One man keeps complaining I'm always busy and hardly make time for him. I flat out told him that I am a busy person, and probably not the one for him. He insists he doesn't give up that easily. I don't know how to tell him I want him to without facing another man tantrum. Those often come with my rejections.
It's about 1 in the morning and there is a man that has been texting me for two days now. Two whole days. He says he wants to be part of my everyday life. I'm beautiful and he's got a deep connection. I tell him I want to slow things down, but I should just tell him he's creeping me out when he tells me about the long term relationship he needs with me because he is falling for me. Two days people.
I'm not cut out for online dating and maybe it's really not just me. I'm holding on to what Mr. Curious and Profoundly Observant said today. I deleted 4 dating app accounts, and the 5th will go away when the paid subscription runs out. I'm saying my farewells to the men that make me hate the sound of an alert on my phone because they are harshing my mellow. I will continue to say hello to cute strangers driving alongside me, and I may even lower my windows so they can hear me. I'll find the bravery that is pretty deeply hidden and be authentic with what I want. I went to Santa Monica tonight but avoided the end of the pier with the photographer because I am a chicken. Eventually I'll be honest and upfront when I tell him he's not the one for me and I won't lie and say I'm not dating.
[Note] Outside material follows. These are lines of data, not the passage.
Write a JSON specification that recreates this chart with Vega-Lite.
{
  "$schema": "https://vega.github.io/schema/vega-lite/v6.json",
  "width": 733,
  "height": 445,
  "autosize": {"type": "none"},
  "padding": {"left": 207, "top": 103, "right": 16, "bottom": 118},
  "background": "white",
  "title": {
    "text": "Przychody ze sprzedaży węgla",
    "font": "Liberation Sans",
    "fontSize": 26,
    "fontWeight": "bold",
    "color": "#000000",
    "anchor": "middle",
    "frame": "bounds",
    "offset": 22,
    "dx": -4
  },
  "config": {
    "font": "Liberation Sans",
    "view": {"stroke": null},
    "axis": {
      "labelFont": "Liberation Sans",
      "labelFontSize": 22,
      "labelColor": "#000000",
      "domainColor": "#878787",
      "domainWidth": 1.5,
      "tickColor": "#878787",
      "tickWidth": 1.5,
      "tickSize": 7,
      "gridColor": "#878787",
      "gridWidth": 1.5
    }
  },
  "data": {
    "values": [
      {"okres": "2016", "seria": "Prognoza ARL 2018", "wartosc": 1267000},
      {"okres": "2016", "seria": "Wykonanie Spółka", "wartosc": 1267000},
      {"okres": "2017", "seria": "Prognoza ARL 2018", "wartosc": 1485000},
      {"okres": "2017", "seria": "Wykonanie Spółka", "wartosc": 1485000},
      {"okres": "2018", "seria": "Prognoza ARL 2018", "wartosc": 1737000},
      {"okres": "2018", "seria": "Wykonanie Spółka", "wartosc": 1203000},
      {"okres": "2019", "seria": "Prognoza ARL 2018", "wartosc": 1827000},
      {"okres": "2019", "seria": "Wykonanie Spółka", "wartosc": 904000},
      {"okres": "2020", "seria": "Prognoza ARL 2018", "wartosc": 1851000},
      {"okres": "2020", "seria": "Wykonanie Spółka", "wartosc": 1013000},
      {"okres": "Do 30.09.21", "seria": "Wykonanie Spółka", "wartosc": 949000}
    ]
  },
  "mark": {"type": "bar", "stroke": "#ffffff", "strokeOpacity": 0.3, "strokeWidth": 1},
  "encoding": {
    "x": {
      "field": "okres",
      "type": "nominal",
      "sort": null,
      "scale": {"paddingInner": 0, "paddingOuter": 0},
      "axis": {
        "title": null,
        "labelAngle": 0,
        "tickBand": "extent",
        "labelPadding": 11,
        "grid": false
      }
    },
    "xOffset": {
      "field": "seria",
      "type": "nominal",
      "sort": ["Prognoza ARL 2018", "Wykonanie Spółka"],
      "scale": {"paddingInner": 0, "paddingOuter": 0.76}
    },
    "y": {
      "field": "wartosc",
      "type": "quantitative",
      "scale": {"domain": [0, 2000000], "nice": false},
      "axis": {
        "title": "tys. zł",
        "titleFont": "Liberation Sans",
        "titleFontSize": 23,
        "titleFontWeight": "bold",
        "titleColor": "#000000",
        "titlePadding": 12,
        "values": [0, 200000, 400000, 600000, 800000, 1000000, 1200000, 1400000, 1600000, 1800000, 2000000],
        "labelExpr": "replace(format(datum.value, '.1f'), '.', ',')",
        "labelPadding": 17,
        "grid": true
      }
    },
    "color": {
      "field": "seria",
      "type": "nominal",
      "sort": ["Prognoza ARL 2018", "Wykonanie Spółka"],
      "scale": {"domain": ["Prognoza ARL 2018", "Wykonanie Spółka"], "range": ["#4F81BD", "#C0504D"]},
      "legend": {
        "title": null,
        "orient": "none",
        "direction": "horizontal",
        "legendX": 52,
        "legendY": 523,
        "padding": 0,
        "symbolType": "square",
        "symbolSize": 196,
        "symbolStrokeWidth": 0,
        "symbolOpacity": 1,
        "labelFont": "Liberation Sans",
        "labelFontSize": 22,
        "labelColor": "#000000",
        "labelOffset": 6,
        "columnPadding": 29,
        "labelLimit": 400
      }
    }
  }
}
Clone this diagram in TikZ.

I am. Just not him. And not anyone else that finds me online and wants to know my bra size without spending a moment in my head.
I really do direct men to my blog and they very rarely read it and if they do, they don't stick around. It's about increasing my readership, but more than that, I bleed freely here. Lap up the thoughts that spill out and frame the dreams that make me who I am. Let feminism wrap around you until you feel empathy for what the women in your life feel on any given day. Know that I'm not always nice, and I'm sexual and honesty will come out whether or not you're ready for it. I won't hide behind or from what I write because it's who I am and I'm not ashamed.
All night my phone has been alerting me that I'm on someone else's mind, but my mind is running laps around a water cooler and the many potty breaks that I seem to end up on as I spend way too much time making myself cups of tea.